— BEGIN Records —

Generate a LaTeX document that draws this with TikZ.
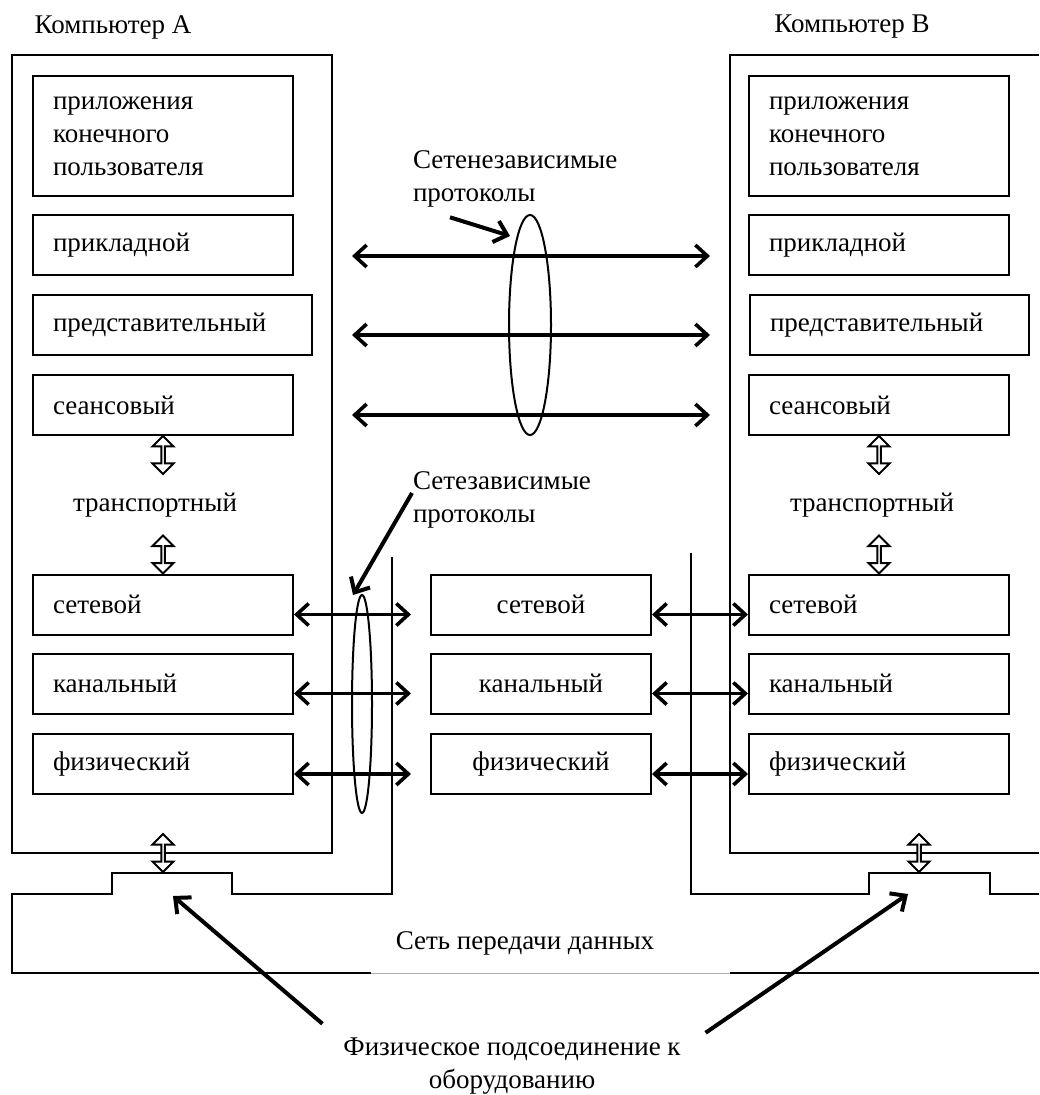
\documentclass[tikz,border=0pt]{standalone}
\usepackage{fontspec}
\setmainfont{Liberation Serif}
\usetikzlibrary{arrows.meta, positioning, shapes.geometric, shapes.arrows}

\tikzset{
  layer/.style={draw, line width=1pt, minimum height=30pt, text width=110pt,
    inner xsep=10pt, inner ysep=0pt, align=left},
  midlayer/.style={layer, text width=90pt, align=center},
  updown/.style={double arrow, draw, line width=1pt, fill=white, rotate=90,
    minimum height=19pt, minimum width=10.5pt, double arrow head extend=2.5pt,
    double arrow head indent=0pt, inner sep=0pt},
  lens/.style={draw, ellipse, line width=1pt, inner sep=0pt},
  caption/.style={inner sep=0pt},
  link/.style={{Straight Barb[length=6pt,width=11pt]}-{Straight Barb[length=6pt,width=11pt]}, line width=1.8pt},
  pointer/.style={-{Straight Barb[length=6pt,width=11pt]}, line width=2pt}
}

\begin{document}
\begin{tikzpicture}[x=0.5pt, y=-0.5pt, line width=1pt,
  every node/.style={font=\fontsize{13.5}{16.5}\selectfont}]
  \useasboundingbox (0,0) rectangle (1039,1095);

  % computers
  \node (titleA) at (113,27) {Компьютер А};
  \node (titleB) at (852,27) {Компьютер В};
  \draw (12,55) rectangle (332,853);
  \draw (1039,55) -- (730,55) -- (730,853) -- (1039,853);

  % data network outline
  \draw (392,557) -- (392,894) -- (232,894) -- (232,873) -- (112,873) -- (112,894)
    -- (12,894) -- (12,973) -- (371,973);
  \draw[gray!60, line width=0.4pt] (371,973) -- (730,973);
  \draw (730,973) -- (1039,973);
  \draw (691,553) -- (691,894) -- (869,894) -- (869,873) -- (990,873) -- (990,894)
    -- (1039,894);
  \node (netname) at (525,943) {Сеть передачи данных};

  % layers of A
  \node[layer, minimum height=60pt] (userA) at (163,136) {приложения\\конечного\\пользователя};
  \node[layer] (applA) at (163,245) {прикладной};
  \node[layer, text width=119.5pt] (presA) at (172.5,325) {представительный};
  \node[layer] (sessA) at (163,405) {сеансовый};
  \node (transA) at (155,505) {транспортный};
  \node[layer] (netA) at (163,604.5) {сетевой};
  \node[layer] (linkA) at (163,683.5) {канальный};
  \node[layer] (physA) at (163,764) {физический};

  % layers of B
  \node[layer, minimum height=60pt] (userB) at (879,136) {приложения\\конечного\\пользователя};
  \node[layer] (applB) at (879,245) {прикладной};
  \node[layer, text width=119.5pt] (presB) at (889.5,325) {представительный};
  \node[layer] (sessB) at (879,405) {сеансовый};
  \node (transB) at (872,505) {транспортный};
  \node[layer] (netB) at (879,604.5) {сетевой};
  \node[layer] (linkB) at (879,683.5) {канальный};
  \node[layer] (physB) at (879,764) {физический};

  % intermediate node
  \node[midlayer] (netM) at (541,604.5) {сетевой};
  \node[midlayer] (linkM) at (541,683.5) {канальный};
  \node[midlayer] (physM) at (541,764) {физический};

  % hollow arrows
  \node[updown] (sa1) at ([yshift=-9.5pt]sessA.south) {};
  \node[updown] (sa2) at ([yshift=9.5pt]netA.north) {};
  \node[updown] (plugA) at (163,853) {};
  \node[updown] (sb1) at ([yshift=-9.5pt]sessB.south) {};
  \node[updown] (sb2) at ([yshift=9.5pt]netB.north) {};
  \node[updown] (plugB) at (919,853) {};

  % network independent protocols
  \foreach \y/\n in {256/1,335/2,415/3} {
    \coordinate (ul\n) at (352,\y);
    \coordinate (ur\n) at (710,\y);
    \draw[link] (ul\n) -- (ur\n);
  }
  \node[lens, minimum width=21pt, minimum height=110pt] (lensU) at (530,325) {};
  \node[caption, align=left, anchor=west] (protU) at (412,179) {Сетенезависимые\\протоколы};
  \coordinate (tipU) at (510,236);
  \draw[pointer] ([xshift=19pt,yshift=-4.5pt]protU.south west) -- (tipU);

  % network dependent protocols
  \foreach \lay in {net,link,phys} {
    \draw[link] ([yshift=-5pt]\lay A.east) -- ([xshift=-9.5pt,yshift=-5pt]\lay M.west);
    \draw[link] ([yshift=-5pt]\lay M.east) -- ([yshift=-5pt]\lay B.west);
  }
  \node[lens, minimum width=10pt, minimum height=109pt] (lensL) at (362,704) {};
  \node[caption, align=left, anchor=west] (protL) at (412,500) {Сетезависимые\\протоколы};
  \coordinate (tipL) at (353,595);
  \draw[pointer] ([yshift=3.5pt]protL.west) -- (tipL);

  % physical connection
  \node[caption, align=center] (conn) at (512,1066) {Физическое подсоединение к\\оборудованию};
  \coordinate (jackA) at (173,896);
  \coordinate (jackB) at (908,894);
  \draw[pointer] ([xshift=-10pt,yshift=6.5pt]conn.north west) -- (jackA);
  \draw[pointer] ([xshift=12pt,yshift=2pt]conn.north east) -- (jackB);
\end{tikzpicture}
\end{document}
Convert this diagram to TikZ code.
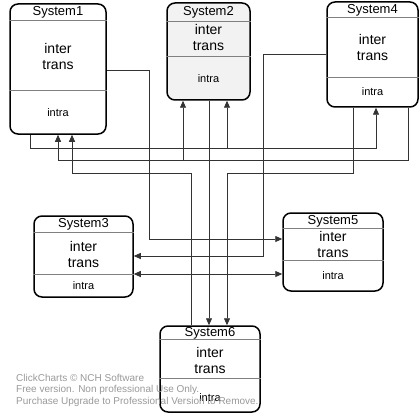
\documentclass[tikz,border=0pt]{standalone}
\usepackage{fontspec}
\setmainfont{Liberation Sans}
\usepackage{tikz}
\usetikzlibrary{positioning, calc, arrows.meta}
\tikzset{>={Triangle[length=7pt,width=6pt]}}

\begin{document}
\begin{tikzpicture}
    [x=1pt, y=-1pt,
     sysbox/.style={draw, line width=1.5pt, rounded corners=8pt, inner sep=0pt, fill=white},
     sep/.style={draw=gray, line width=0.8pt},
     conn/.style={draw=black!80, line width=0.8pt},
     tname/.style={font=\fontsize{13}{15}\selectfont, inner sep=0pt},
     body/.style={font=\fontsize{14}{16}\selectfont, align=center, inner sep=0pt},
     lower/.style={font=\fontsize{11}{13}\selectfont, inner sep=0pt},
     wmark/.style={font=\fontsize{10}{12}\selectfont, text=black!40, align=left, inner sep=0pt}]

    \useasboundingbox (0,0) rectangle (419,414);

    % the six systems
    \node[sysbox, minimum width=96pt, minimum height=130pt] (s1) at (58,69) {};
    \node[sysbox, fill=gray!10, minimum width=83pt, minimum height=97pt] (s2) at (208.5,51.5) {};
    \node[sysbox, minimum width=99pt, minimum height=81pt] (s3) at (83.5,256.5) {};
    \node[sysbox, minimum width=91pt, minimum height=105pt] (s4) at (372.5,54.5) {};
    \node[sysbox, minimum width=100pt, minimum height=78pt] (s5) at (333,252) {};
    \node[sysbox, minimum width=100pt, minimum height=86pt] (s6) at (210,369) {};

    % compartments
    \draw[sep] (s1.west |- 0,20) -- (s1.east |- 0,20);
    \draw[sep] (s1.west |- 0,90) -- (s1.east |- 0,90);
    \draw[sep] (s2.west |- 0,21) -- (s2.east |- 0,21);
    \draw[sep] (s2.west |- 0,56) -- (s2.east |- 0,56);
    \draw[sep] (s3.west |- 0,232) -- (s3.east |- 0,232);
    \draw[sep] (s3.west |- 0,274) -- (s3.east |- 0,274);
    \draw[sep] (s4.west |- 0,17) -- (s4.east |- 0,17);
    \draw[sep] (s4.west |- 0,77) -- (s4.east |- 0,77);
    \draw[sep] (s5.west |- 0,228) -- (s5.east |- 0,228);
    \draw[sep] (s5.west |- 0,260) -- (s5.east |- 0,260);
    \draw[sep] (s6.west |- 0,339) -- (s6.east |- 0,339);
    \draw[sep] (s6.west |- 0,378) -- (s6.east |- 0,378);

    \node[tname] (s1name) at (58,12) {System1};
    \node[body] (s1inter) at (58,56) {inter\\trans};
    \node[lower] (s1intra) at (58,113) {intra};

    \node[tname] (s2name) at (208.5,12) {System2};
    \node[body] (s2inter) at (208.5,37) {inter\\trans};
    \node[lower] (s2intra) at (208.5,79) {intra};

    \node[tname] (s3name) at (83.5,224) {System3};
    \node[body] (s3inter) at (83.5,254.5) {inter\\trans};
    \node[lower] (s3intra) at (83.5,286) {intra};

    \node[tname] (s4name) at (372.5,10) {System4};
    \node[body] (s4inter) at (372.5,47) {inter\\trans};
    \node[lower] (s4intra) at (372.5,92) {intra};

    \node[tname] (s5name) at (333,221) {System5};
    \node[body] (s5inter) at (333,244.5) {inter\\trans};
    \node[lower] (s5intra) at (333,276) {intra};

    \node[tname] (s6name) at (210,333) {System6};
    \node[body] (s6inter) at (210,360) {inter\\trans};
    \node[lower] (s6intra) at (210,398) {intra};

    % connectors
    \coordinate (j1) at (183,160);
    \coordinate (j2) at (227,148);

    \draw[conn, ->] (s1.east |- 0,70) -| (149,239) -- (s5.west |- 0,239);
    \draw[conn, ->] (s1.south -| 30,0) |- (376,148) -- (s4.south -| 376,0);
    \draw[conn, ->] (j2) -- (s2.south -| j2);
    \draw[conn, ->] (s4.south -| 408,0) |- (58,160) -- (s1.south -| 58,0);
    \draw[conn, ->] (j1) -- (s2.south -| j1);
    \draw[conn, ->] (s6.north -| 191,0) |- (72,173) -- (s1.south -| 72,0);
    \draw[conn, ->] (s4.south -| 353,0) |- (227,173) -- (s6.north -| 227,0);
    \draw[conn, ->] (s4.west |- 0,54) -| (263,256) -- (s3.east |- 0,256);
    \draw[conn, ->] (s2.south -| 209,0) -- (s6.north -| 209,0);
    \draw[conn, <->] (s3.east |- 0,274) -- (s5.west |- 0,274);

    \node[wmark, anchor=west] (wm1) at (16,378) {ClickCharts © NCH Software};
    \node[wmark, anchor=west] (wm2) at (16,390) {Free version. Non professional Use Only.};
    \node[wmark, anchor=west] (wm3) at (16,402) {Purchase Upgrade to Professional Version to Remove.};
  \end{tikzpicture}
\end{document}
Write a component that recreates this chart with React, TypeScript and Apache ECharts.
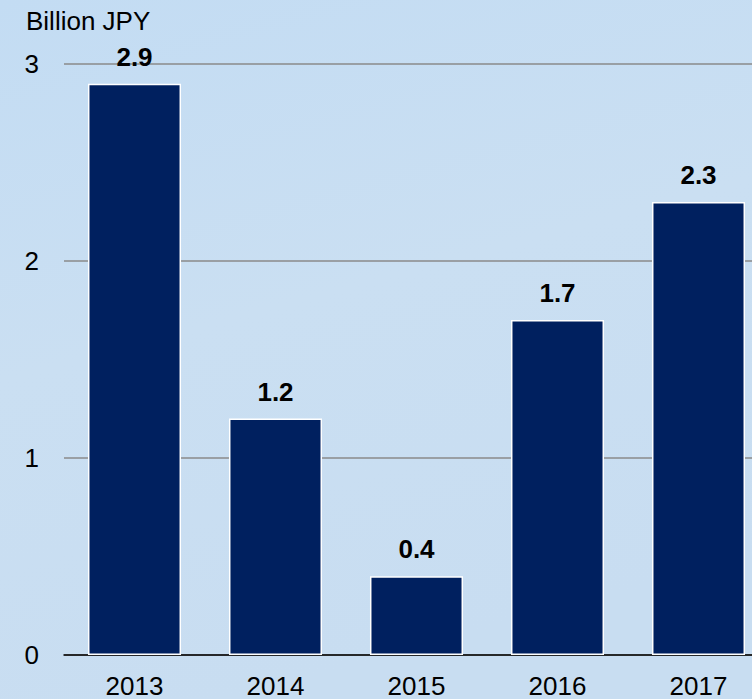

— END Records —

> _What to produce_:
Look through the entries above; copy each line where the string "that" appears.

> _Task response_:
Generate a LaTeX document that draws this with TikZ.
Write a component that recreates this chart with React, TypeScript and Apache ECharts.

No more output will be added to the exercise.